The remaining two Rubens sketches at the castle, which depict the theologians St. Athanasius and St. Basil, were seized by Soviet troops who occupied it in 1945. But they were returned in 1958, when in a gesture of friendship to Communist East Germany, 300 train carriages from Moscow and St. Petersburg brought back about 1.5 million objects looted by Soviet troops.
“Friedenstein Castle’s collections suffered more than most German cultural institutions from embezzlement, war losses, and removals to the Soviet Union,” said Martin Hoernes, the general secretary of the Ernst von Siemens Art Foundation. “The recovery of the Rubens sketch will surely pave the way for further returns in which, depending on the circumstances of the loss, the amount paid is not a reflection of the market value but a fair settlement.”
The five oil sketches at Friedenstein Castle had been part of the collection since at least the beginning of the 19th century; one had been there more than three centuries.
The “St. Augustine” sketch is now held by the E. G. Bührle Collection Foundation in Switzerland. The Friedenstein foundation is hoping to secure the long-term loan of the sketch, which was purchased by the collector Emil Georg Bührle in Zurich in 1953, Pfeifer-Helke said. The sketch is currently on loan to the Kunsthaus Zürich.
The fifth sketch, depicting the prophet Elijah, was bought by the Atlanta collector Curtis O. Baer, and is known to have on been loan to the National Gallery of Art in Washington in 1997, Pfeifer-Helke said. But he said it is not clear where it is today.
Though Gotha was initially captured by U.S. forces, under the occupation agreements signed by the victorious powers, the city was later transferred to the Soviet Union’s control.

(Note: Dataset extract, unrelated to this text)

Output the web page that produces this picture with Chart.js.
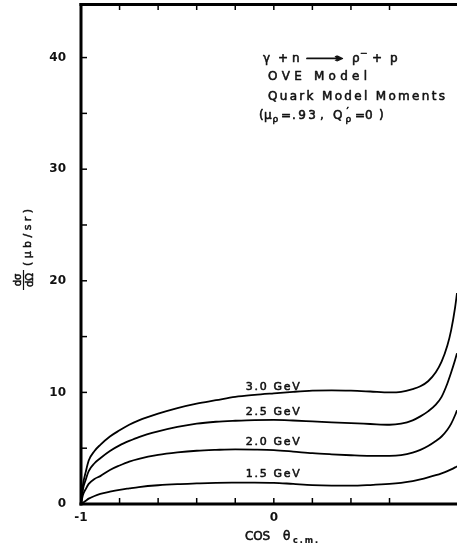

According to the account of a local official after the war, some of the later removals of objects by the ducal family occurred after the American takeover when the last Duchess of Saxe-Coburg and Gotha was able to persuade the Americans to let her transport some of the palace’s treasures west to keep them safe from the Russians.
In a catalog essay written for the museum at the castle by Mirko Krüger, he reports that in 2021 he put some questions to a descendant of the ducal dynasty about the objects sold after the war by the family.
The descendant reacted with “a big shrug,” Krüger wrote, explaining that it had all happened long before he was born and that the family did not keep an archive that explained the events in any detail.
“He was, however, aware,” Krüger wrote, “that the revenue from the sale of artworks was intended to keep the Coburg administration afloat in the postwar era.”